Vernonia noveboracensis (NY Ironweed) is an herbaceous plant with alternate, simple leaves, on stiff, greenish purple stems. The flowers are purple, borne in summer and fall. This species of Ironweed is an herbaceous perennial that spreads mostly by seed. Ironweed’s name is in homage to its stubborn roots: you could build a house on that foundation! Similar to the book by William Kennedy of the same name: Ironweed is a tough and classic native plant.

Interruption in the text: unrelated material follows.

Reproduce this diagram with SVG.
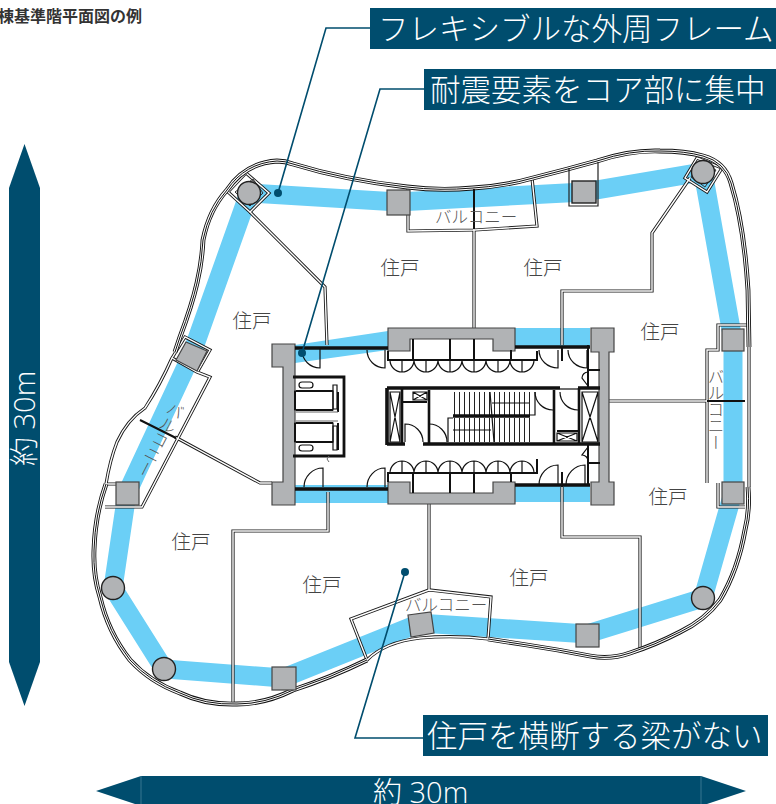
<svg xmlns="http://www.w3.org/2000/svg" xmlns:xlink="http://www.w3.org/1999/xlink" width="776" height="804" viewBox="0 0 776 804">
<style>
text{font-family:"Noto Sans CJK JP","Noto Sans",sans-serif}
.cap{fill:#fff;font-size:30.5px;font-weight:300}
.num{fill:#fff;font-size:29px;font-family:"Open Sans","Noto Sans CJK JP",sans-serif;font-weight:300}
.room{fill:#444;font-size:19.5px;text-anchor:middle;font-weight:300}
.bal{fill:#555;font-size:16.5px;font-weight:300}
.vert{writing-mode:vertical-rl}
.navy{fill:#004d6e}
.leader{fill:none;stroke:#004d6e;stroke-width:1.6}
.dot{fill:#004d6e}
.col{fill:#b1b3b5;stroke:#444;stroke-width:1.2}
.colc{fill:#b1b3b5;stroke:#222;stroke-width:1.4}
.beam{fill:none;stroke:#6bcff6;stroke-width:19}
.beamf{fill:#6bcff6}
.k1{fill:none;stroke:#111;stroke-width:1.2}
.k2{fill:none;stroke:#111;stroke-width:2}
.k3{fill:none;stroke:#111;stroke-width:3.6}
.g1{fill:none;stroke:#666;stroke-width:1}
</style>
<defs>
<g id="wt" fill="none">
<path d="M175,352L180,337Q192,305 197,283Q202,262 203,240Q209,210 227,190Q245,163 277,161Q285,161 293,164Q345,180 407,187Q440,191 473,188Q505,186 533,178Q565,170 597,161Q630,150 660,151Q685,151 703,156Q725,162 731,183Q744,225 748,290L749,347"/>
<path d="M748,487Q750,510 745,530Q738,570 720,600Q705,620 680,632Q655,645 630,653Q610,660 590,656Q560,650 527,645L488,639"/>
<path d="M367,660Q330,678 293,690Q265,704 237,704Q205,705 180,693Q150,682 130,660Q108,632 100,597Q93,575 94,550Q95,515 106,484"/>
</g>
<g id="wd" fill="none">
<path d="M488,639Q455,635 420,638Q385,642 367,660"/>
<path d="M106,484Q110,460 117,442Q127,420 145,408Q160,385 172,358"/>
<path d="M749,347V487"/>
<path d="M250,212L325,287L327,345"/>
<path d="M474,229V329"/>
<path d="M562,345V291H652V233L690,178"/>
<path d="M609,401H707"/>
<path d="M175,437L260,483H272"/>
<path d="M328,492V531H233V702"/>
<path d="M429,504V590"/>
<path d="M562,487V537H640V648"/>
<path d="M408,187V231L475,230L537,226L532,178"/>
<path d="M367,660L351,619L429,590L491,597L488,639"/>
<path d="M707,483V350H718V325H747M718,483V507H745"/>
<path d="M172,358L185,337L210,350L198,371M172,358L197,372L210,377L142,507H105M105,484H116"/>
<path d="M246,173L269,193L250,212L228,192Z"/>
<path d="M697,158L722,168L707,192L685,178Z"/>
</g>
</defs>

<g id="beams">
<path class="beam" d="M249,193L398,202L584,192L703,172L733,340V493L703,598L587,634L420,623L283,678L164,669L113,588L127,493L191,356Z" stroke-linejoin="miter"/>
<path class="beamf" d="M295,345L388,331V350L295,363Z"/>
<path class="beamf" d="M505,328H590V346H505Z"/>
<path class="beamf" d="M295,485H388V503H295Z"/>
<path class="beamf" d="M515,485H590V502H515Z"/>
</g>

<g id="walls">
<use xlink:href="#wd" stroke="#1a1a1a" stroke-width="3.2"/>
<use xlink:href="#wd" stroke="#fff" stroke-width="1.4"/>
<use xlink:href="#wt" stroke="#111" stroke-width="4.8"/>
<use xlink:href="#wt" stroke="#fff" stroke-width="3"/>
<use xlink:href="#wt" stroke="#111" stroke-width="1"/>
<path class="k2" d="M140,420L176,438M707,401H745M474,189V229"/>
<path d="M569,168V206H598V162" fill="none" stroke="#222" stroke-width="1.2"/>
<path d="M253,179L263,193L250,206L235,192Z M699,163L716,170L705,187L691,177Z" fill="none" stroke="#333" stroke-width="1"/>
</g>

<g id="columns">
<rect class="col" x="387" y="190" width="23" height="25"/>
<rect class="colc" x="572" y="181" width="24" height="22"/>
<rect class="col" x="722" y="329" width="22" height="22"/>
<rect class="col" x="722" y="482" width="22" height="22"/>
<rect class="col" x="576" y="624" width="23" height="23"/>
<path class="col" d="M408,615L431,612L434,633L411,637Z"/>
<rect class="col" x="272" y="667" width="24" height="23"/>
<rect class="col" x="116" y="482" width="23" height="23"/>
<path class="col" d="M186,342L207,351L197,371L176,360Z"/>
<circle class="colc" cx="249" cy="193" r="11.5"/>
<circle class="colc" cx="703" cy="172" r="11.5"/>
<circle class="colc" cx="703" cy="598" r="11.5"/>
<circle class="colc" cx="164" cy="669" r="11.5"/>
<circle class="colc" cx="113" cy="588" r="11.5"/>
</g>

<g id="core">
<path class="col" d="M272,344H295V505H272V482H283V367H272Z"/>
<path class="col" d="M591,328H614V352H609V482H614V505H591V482H599V352H591Z"/>
<path class="col" d="M388,328H515V351H493V339H410V351H388Z"/>
<path class="col" d="M388,482H410V493H493V482H515V504H388Z"/>
<path class="k3" d="M295,348H388M295,489H388M515,347H590M515,485H590"/>
<path class="k3" d="M562,347V361M562,472V487" style="stroke-width:2"/>
<path class="k2" d="M388,351V360H537V351M388,482V473H537V459M413,339V360M450,339V360M474,339V360M511,350V360M413,473V493M450,473V493M474,473V493M511,473V482"/>
<path class="k1" d="M390,360a12,12 0 0 0 24,0a12,12 0 0 0 24,0a12,12 0 0 0 24,0a12,12 0 0 0 24,0a12,12 0 0 0 24,0a12,12 0 0 0 24,0M402,360v12M426,360v12M450,360v12M474,360v12M498,360v12M522,360v12"/>
<path class="k1" d="M390,473a12,12 0 0 1 24,0a12,12 0 0 1 24,0a12,12 0 0 1 24,0a12,12 0 0 1 24,0a12,12 0 0 1 24,0a12,12 0 0 1 24,0M402,473v-12M426,473v-12M450,473v-12M474,473v-12M498,473v-12M522,473v-12"/>
<path class="k1" d="M320,348V368A18,18 0 0 1 302,350M385,350V368A18,18 0 0 1 367,350M558,350V368A19,18 0 0 1 539,350M587,350V368A19,18 0 0 1 568,350M323,487V468A19,19 0 0 0 304,487M385,487V468A18,19 0 0 0 367,487M558,485V465A19,20 0 0 0 539,485M585,485V465A19,20 0 0 0 566,485"/>
<path class="k2" d="M588,345V388M588,445V485M588,370H600M578,388H600M588,463H600"/>
<path class="k1" d="M588,372A6,6 0 0 0 582,378L588,386M588,461A6,6 0 0 0 582,455L588,447"/>

<path class="k3" d="M387,388H560M578,388H600M387,444H405M423,444H600M387,388V445"/>
<path class="k1" d="M560,389H578"/>
<path class="k3" d="M402,388V444M429,390V445M554,390V444M579,388V444" style="stroke-width:2.6"/>
<path class="k1" d="M390,392H400V442H390ZM390,392L400,442M400,392L390,442M582,392H598V442H582ZM582,392L598,442M598,392L582,442M413,392H427V400H413ZM413,392L427,400M427,392L413,400M557,433H577V441H557ZM557,433L577,441M577,433L557,441"/>
<path class="k2" d="M403,402H427M557,431H579"/>
<path class="k1" d="M405,442V424A18,18 0 0 1 423,442M429,424A18,18 0 0 1 447,442M535,392A18,18 0 0 0 553,410M560,392A18,18 0 0 0 578,410"/>
<path fill="none" stroke="#222" stroke-width="23" stroke-dasharray="1 4" d="M454,403.5H530"/>
<path fill="none" stroke="#222" stroke-width="24" stroke-dasharray="1 4" d="M454,430H530"/>
<path class="k3" d="M453,416H530"/>
<path class="k1" d="M492,403H529M453,430H491M448,442V418H453M530,415H535V392M490,392L494,442"/>

<path class="k3" d="M293,377H344V456H293" style="stroke-width:2.8"/>
<path class="k1" d="M295,391H333V410H295ZM295,423H333V442H295Z"/>
<path class="k2" d="M295,391V410M295,423V442M296,410H333M296,423H333M296,391H333M296,442H333M338,392V412M338,423V450"/>
<path class="g1" d="M296,412H338M296,421H338"/>
<path class="k1" d="M333,385H337V409H333ZM333,426H337V450H333Z"/>
<rect class="k1" x="299" y="382" width="14" height="6" rx="3"/>
<rect class="k1" x="299" y="445" width="14" height="6" rx="3"/>
<path class="g1" d="M329,456L327,459L329,462"/>
</g>

<g id="labels">
<text class="room" x="400" y="275">住戸</text>
<text class="room" x="543" y="275">住戸</text>
<text class="room" x="660" y="339">住戸</text>
<text class="room" x="252" y="328">住戸</text>
<text class="room" x="668" y="504">住戸</text>
<text class="room" x="191" y="549">住戸</text>
<text class="room" x="322" y="592">住戸</text>
<text class="room" x="529" y="585">住戸</text>
<text class="bal" x="435" y="223">バルコニー</text>
<text class="bal" x="405" y="611">バルコニー</text>
<text class="bal vert" x="716" y="368">バルコニー</text>
<text class="bal vert" transform="translate(179,403) rotate(27)" x="0" y="0">バルコニー</text>
</g>

<g id="connectors">
<path class="leader" d="M370,28H326L278,193"/>
<path class="leader" d="M424,89H380L302,353"/>
<path class="leader" d="M423,738H355L405,572"/>
<circle class="dot" cx="278" cy="193" r="4"/>
<circle class="dot" cx="302" cy="353" r="4"/>
<circle class="dot" cx="405" cy="572" r="4"/>
</g>

<g id="title">
<text x="142" y="22" text-anchor="end" font-size="16" font-weight="700" fill="#333">棟基準階平面図の例</text>
</g>
<g id="callout-frame">
<rect class="navy" x="370" y="8" width="406" height="41"/>
<text class="cap" x="378" y="40">フレキシブルな外周フレーム</text>
</g>
<g id="callout-core">
<rect class="navy" x="424" y="69" width="352" height="41"/>
<text class="cap" x="430" y="101">耐震要素をコア部に集中</text>
</g>
<g id="callout-beam">
<rect class="navy" x="423" y="715" width="345" height="41"/>
<text class="cap" x="427" y="747">住戸を横断する梁がない</text>
</g>
<g id="dim-vertical">
<path class="navy" d="M24.5,144L40,188V662L24.5,706L9,662V188Z"/>
<text class="num" transform="translate(35,466) rotate(-90)">約 30m</text>
</g>
<g id="dim-horizontal">
<path class="navy" d="M96,791L141,776H701L746,791L701,806H141Z"/>
<path d="M141,776V804M701,776V804" stroke="#5d90a8" stroke-width="0.6" fill="none"/>
<text class="num" x="373" y="803">約 30m</text>
</g>
</svg>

Vernonia noveboracensis has fuzzy leaves that can appear hairy at times. The texture is phenomenal: highly recommend this plant for a sensory garden atmosphere. NY Ironweed is cousin to Giant Ironweed (Vernonia gigantea.) They look very similar, and yet there are some distinctions. The flowerheads are very similar between both plant species. But the leaves are shaped differently. NY Ironweed’s leaves form a florette shape upon emergence in the spring. Conversely, Giant Ironweed’s leaves emerge straight and strong, ready to grow rapidly towards the sky.

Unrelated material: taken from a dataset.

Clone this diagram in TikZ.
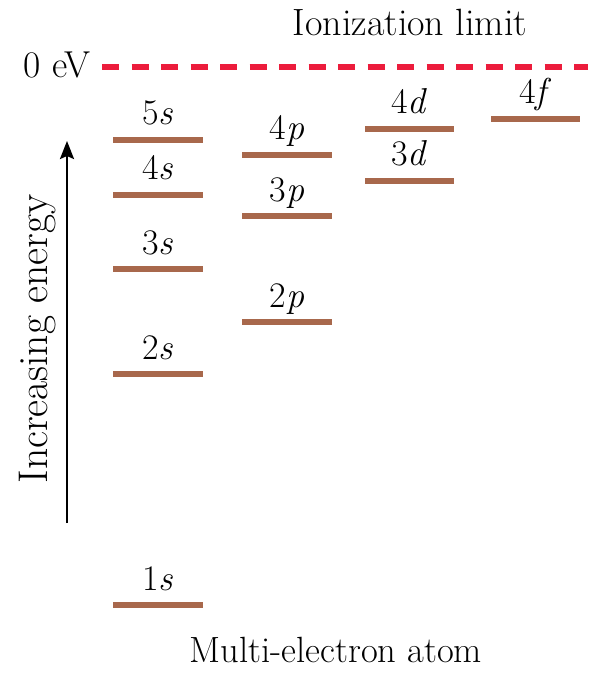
\documentclass[tikz,border=0pt]{standalone}
\usetikzlibrary{arrows.meta}
\definecolor{lvl}{RGB}{168,104,76}
\definecolor{ionred}{RGB}{236,28,60}
\tikzset{
  level/.style={draw=lvl, line width=5.5pt},
  lab/.style={anchor=base, inner sep=0pt, font=\fontsize{36}{40}\selectfont},
  txt/.style={inner sep=0pt, anchor=base},
  ion/.style={draw=ionred, line width=6pt, dash pattern=on 17pt off 12.5pt},
  axis/.style={draw=black, line width=2.5pt, -{Stealth[length=18pt,width=14pt,inset=3pt]}}
}
\begin{document}
\begin{tikzpicture}[x=1pt,y=-1pt]
\useasboundingbox (0,0) rectangle (597,676);
% title and zero level
\node[txt, font=\fontsize{38}{42}\selectfont] (title) at (410,36) {Ionization limit};
\node[txt, anchor=base east, font=\fontsize{37.5}{42}\selectfont] (zero) at (91,78) {0 eV};
\coordinate (ionA) at (102,67);
\coordinate (ionB) at (588,67);
\draw[ion] (ionA) -- (ionB);
% s levels
\coordinate (s5a) at (113,140); \coordinate (s5b) at (203,140);
\coordinate (s4a) at (113,195); \coordinate (s4b) at (203,195);
\coordinate (s3a) at (113,269); \coordinate (s3b) at (203,269);
\coordinate (s2a) at (113,374); \coordinate (s2b) at (203,374);
\coordinate (s1a) at (113,605); \coordinate (s1b) at (203,605);
\draw[level] (s5a) -- (s5b);
\draw[level] (s4a) -- (s4b);
\draw[level] (s3a) -- (s3b);
\draw[level] (s2a) -- (s2b);
\draw[level] (s1a) -- (s1b);
\node[lab] (l5s) at (158,125) {5\textit{s}};
\node[lab] (l4s) at (158,180) {4\textit{s}};
\node[lab] (l3s) at (158,254) {3\textit{s}};
\node[lab] (l2s) at (158,359) {2\textit{s}};
\node[lab] (l1s) at (158,590) {1\textit{s}};
% p levels
\coordinate (p4a) at (242,155); \coordinate (p4b) at (332,155);
\coordinate (p3a) at (242,216); \coordinate (p3b) at (332,216);
\coordinate (p2a) at (242,322); \coordinate (p2b) at (332,322);
\draw[level] (p4a) -- (p4b);
\draw[level] (p3a) -- (p3b);
\draw[level] (p2a) -- (p2b);
\node[lab] (l4p) at (287,140) {4\textit{p}};
\node[lab] (l3p) at (287,201) {3\textit{p}};
\node[lab] (l2p) at (287,307) {2\textit{p}};
% d levels
\coordinate (d4a) at (365,129); \coordinate (d4b) at (454,129);
\coordinate (d3a) at (365,181); \coordinate (d3b) at (454,181);
\draw[level] (d4a) -- (d4b);
\draw[level] (d3a) -- (d3b);
\node[lab] (l4d) at (409.5,114) {4\textit{d}};
\node[lab] (l3d) at (409.5,166) {3\textit{d}};
% f level
\coordinate (f4a) at (491,119); \coordinate (f4b) at (580,119);
\draw[level] (f4a) -- (f4b);
\node[lab] (l4f) at (535.5,104) {4\textit{f}};
% energy axis
\coordinate (axB) at (67,523);
\coordinate (axT) at (67,141);
\draw[axis] (axB) -- (axT);
\node[txt, rotate=90, font=\fontsize{41.5}{46}\selectfont] (energy) at (47,339) {Increasing energy};
% caption
\node[txt, font=\fontsize{36.5}{40}\selectfont] (caption) at (336,662) {Multi-electron atom};
\end{tikzpicture}
\end{document}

When the conditions of a site are moist and sunny, there’s a good chance that V. noveboracensis will thrive from seed. The optimal timing for spreading seeds is autumn until spring. Although this may be true, sowing seeds can be done any time in the year if scarification needs are met. Seeds can be mixed with compost and topsoil and spread on top of snow. Putting seeds out just before a precipitation event is a very good strategy.